Production-Scale Evaluation
The research extends to a large-scale, real-world application—Google’s Smart Compose. Through evaluation, it was shown that even with canaries inserted up to 10,000 times, the exposure values, while elevated, were not sufficient for extraction via naive search methods. This finding emphasizes the need for stringent mechanisms to protect against possible leakage of sensitive data.
Validating the Exposure Metric with Extractability
To validate the effectiveness of the exposure metric, an extraction algorithm based on Dijkstra’s shortest-path search was developed. This algorithm proved that sequences with high exposure could be efficiently extracted, thereby confirming that high exposure is a reliable indicator of memorized data.
Practical and Theoretical Implications
The implications of this research are multifaceted:
- Privacy Concerns: Models trained on sensitive data without considering memorization risks pose significant privacy threats.
- Best Practices in Model Training: Differentially private training methods should be adopted more widely to prevent unintended memorization.
- Future Research Directions: Additional studies could investigate alternative model types (such as image classifiers) and further refine the exposure metric.

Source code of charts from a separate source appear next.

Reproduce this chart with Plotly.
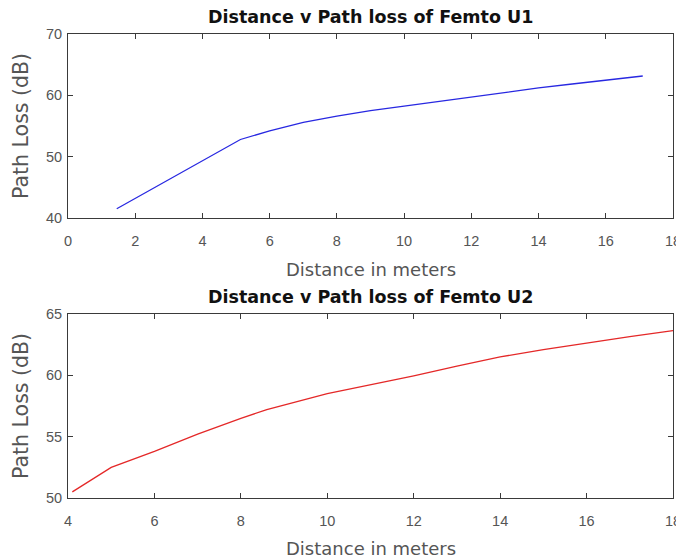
import plotly.graph_objects as go

# ---- data ----
u1_distance = [1.45, 5.13, 6, 7, 8, 9, 10, 11, 12, 13, 14, 15, 16, 17.1]
u1_pathloss = [41.5, 52.8, 54.2, 55.6, 56.6, 57.5, 58.25, 59.0, 59.75, 60.5, 61.2, 61.85, 62.5, 63.15]

u2_distance = [4.1, 5, 6, 7, 8, 8.6, 10, 11, 12, 13, 14, 15, 16, 17, 18]
u2_pathloss = [50.5, 52.5, 53.8, 55.2, 56.5, 57.2, 58.5, 59.2, 59.95, 60.75, 61.5, 62.1, 62.65, 63.15, 63.65]

titles = ["Distance v Path loss of Femto U1", "Distance v Path loss of Femto U2"]
x_label = "Distance in meters"
y_label = "Path Loss (dB)"

# the page body has an 8px margin; size the figure so it fills the 684x560 window
OFF = 8
W, H = 684 - OFF, 560 - OFF

def px(x):
    return (x - OFF) / W

def py(y):
    return 1 - (y - OFF) / H

fig = go.Figure()
fig.add_trace(go.Scatter(x=u1_distance, y=u1_pathloss, mode="lines",
                         line=dict(color="rgb(40,40,225)", width=1.3),
                         xaxis="x", yaxis="y", showlegend=False))
fig.add_trace(go.Scatter(x=u2_distance, y=u2_pathloss, mode="lines",
                         line=dict(color="rgb(228,40,40)", width=1.3),
                         xaxis="x2", yaxis="y2", showlegend=False))

xdom = [px(68), px(673)]
top_dom = [py(218), py(34)]
bot_dom = [py(498), py(314)]

tickfont = dict(family="Liberation Sans, Arial, sans-serif", size=14.5, color="#555555")
axis_common = dict(showgrid=False, zeroline=False, showline=True, linecolor="#3a3a3a",
                   linewidth=1, mirror="ticks", ticks="inside", ticklen=5,
                   tickcolor="#3a3a3a", tickwidth=1, tickfont=tickfont, automargin=False,
                   ticklabeloverflow="allow")

fig.update_layout(
    width=W, height=H,
    margin=dict(l=0, r=0, t=0, b=0),
    paper_bgcolor="white", plot_bgcolor="white",
    xaxis=dict(domain=xdom, range=[0, 18], tick0=0, dtick=2, anchor="y",
               ticklabelstandoff=10, **axis_common),
    yaxis=dict(domain=top_dom, range=[40, 70], tick0=40, dtick=10, anchor="x",
               ticklabelstandoff=2, **axis_common),
    xaxis2=dict(domain=xdom, range=[4, 18], tick0=4, dtick=2, anchor="y2",
                ticklabelstandoff=10, **axis_common),
    yaxis2=dict(domain=bot_dom, range=[50, 65], tick0=50, dtick=5, anchor="x2",
                ticklabelstandoff=2, **axis_common),
)

title_font = dict(family="DejaVu Sans, sans-serif", size=17.5, color="#111111", weight="bold")
xlabel_font = dict(family="DejaVu Sans, sans-serif", size=18, color="#555555")
ylabel_font = dict(family="DejaVu Sans, sans-serif", size=20.5, color="#555555")
xc = px((68 + 673) / 2)

def ann(text, x, y, font, angle=0):
    fig.add_annotation(text=text, x=x, y=y, xref="paper", yref="paper",
                       xanchor="center", yanchor="middle", showarrow=False,
                       font=font, textangle=angle)

ann(titles[0], xc, py(17), title_font)
ann(titles[1], xc, py(297), title_font)
ann(x_label, xc, py(269), xlabel_font)
ann(x_label, xc, py(548), xlabel_font)
ann(y_label, px(21), py(126), ylabel_font, -90)
ann(y_label, px(21), py(406), ylabel_font, -90)

fig.write_html("out.html")
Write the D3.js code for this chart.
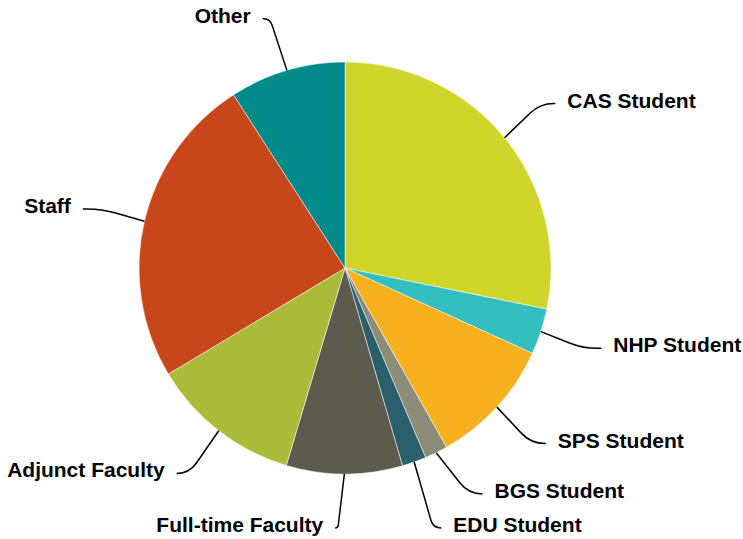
<!DOCTYPE html>
<html>
<head>
<meta charset="utf-8">
<script src="https://cdn.jsdelivr.net/npm/d3@7"></script>
<style>
  html, body { margin: 0; padding: 0; background: #fff; }
  .label { font-family: "Liberation Sans", Arial, sans-serif; font-weight: bold; font-size: 21px; fill: #000; }
</style>
</head>
<body>
<div id="chart"></div>
<script>
// slice data, clockwise from 12 o'clock (percent)
var categories = ["CAS Student", "NHP Student", "SPS Student", "BGS Student", "EDU Student",
                  "Full-time Faculty", "Adjunct Faculty", "Staff", "Other"];
var values = [28.2, 3.6, 10.0, 1.8, 1.9, 9.1, 11.8, 24.5, 9.1];
var colors = ["#cfd629", "#33bec0", "#f7b11f", "#8d8c78", "#2a5f6b",
              "#5d5b4d", "#aabc3a", "#c7471b", "#008a8a"];

var width = 743, height = 539
    , cx = 345, cy = 268
    , radius = 206
    , labelRing = 260
    , labelGap = 34
    , maxLabelY = 260;

var svg = d3.select("#chart").append("svg")
    .attr("width", width)
    .attr("height", height);

var g = svg.append("g")
    .attr("transform", "translate(" + cx + "," + cy + ")");

var pie = d3.pie()
    .sort(null)
    .value(function (d) { return d.value; });

var data = categories.map(function (c, i) {
    return { name: c, value: values[i], color: colors[i] };
});
var arcs = pie(data);

var arc = d3.arc()
    .innerRadius(0)
    .outerRadius(radius);

g.append("g")
    .selectAll("path")
    .data(arcs)
    .enter().append("path")
    .attr("d", arc)
    .attr("fill", function (d) { return d.data.color; })
    .attr("stroke", "#ffffff")
    .attr("stroke-width", 0.5)
    .attr("stroke-linejoin", "round");

// label layout
var labels = arcs.map(function (d) {
    var a = (d.startAngle + d.endAngle) / 2;
    return {
        name: d.data.name,
        angle: a,
        side: a > Math.PI ? -1 : 1,
        y: -labelRing * Math.cos(a),
        ex: radius * Math.sin(a),
        ey: -radius * Math.cos(a)
    };
});

[1, -1].forEach(function (side) {
    var list = labels.filter(function (l) { return l.side === side; })
        .sort(function (a, b) { return a.y - b.y; });
    for (var i = 1; i < list.length; i++) {
        list[i].y = Math.max(list[i].y, list[i - 1].y + labelGap);
    }
    for (var j = list.length - 1; j >= 0; j--) {
        var lim = j === list.length - 1 ? maxLabelY : list[j + 1].y - labelGap;
        list[j].y = Math.min(list[j].y, lim);
    }
});

labels.forEach(function (l) {
    var dxNat = labelRing * Math.abs(Math.sin(l.angle));
    var dxCirc = Math.sqrt(Math.max(labelRing * labelRing - l.y * l.y, 0));
    l.x = l.side * (Math.max(dxNat, dxCirc) + 9);
});

function connector(l) {
    var crookX = l.ex + (l.x - l.ex) * 0.7;
    var d1 = Math.hypot(l.ex - crookX, l.ey - l.y);
    var d2 = Math.abs(l.x - crookX);
    var s = Math.min(d2, d1 / 2, 14);
    var p1 = [crookX + (l.ex - crookX) / d1 * s, l.y + (l.ey - l.y) / d1 * s];
    var p2 = [crookX + l.side * s, l.y];
    return "M" + l.ex + "," + l.ey +
        "L" + p1[0] + "," + p1[1] +
        "Q" + crookX + "," + l.y + " " + p2[0] + "," + p2[1] +
        "L" + l.x + "," + l.y;
}

g.append("g")
    .selectAll("path")
    .data(labels)
    .enter().append("path")
    .attr("d", connector)
    .attr("fill", "none")
    .attr("stroke", "#000")
    .attr("stroke-width", 1.5);

g.append("g")
    .selectAll("text")
    .data(labels)
    .enter().append("text")
    .attr("class", "label")
    .attr("x", function (l) { return l.x + l.side * 12; })
    .attr("y", function (l) { return l.y + 4; })
    .attr("text-anchor", function (l) { return l.side > 0 ? "start" : "end"; })
    .text(function (l) { return l.name; });
</script>
</body>
</html>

The findings from this research underscore the significance of integrating privacy-aware training methodologies in machine learning workflows. By highlighting how differential privacy techniques can nearly eliminate the issue of unintended memorization, the paper sets a foundation for future work aimed at safeguarding user privacy in machine-learned models. Further exploration will be necessary to generalize these findings across different types of neural networks and datasets.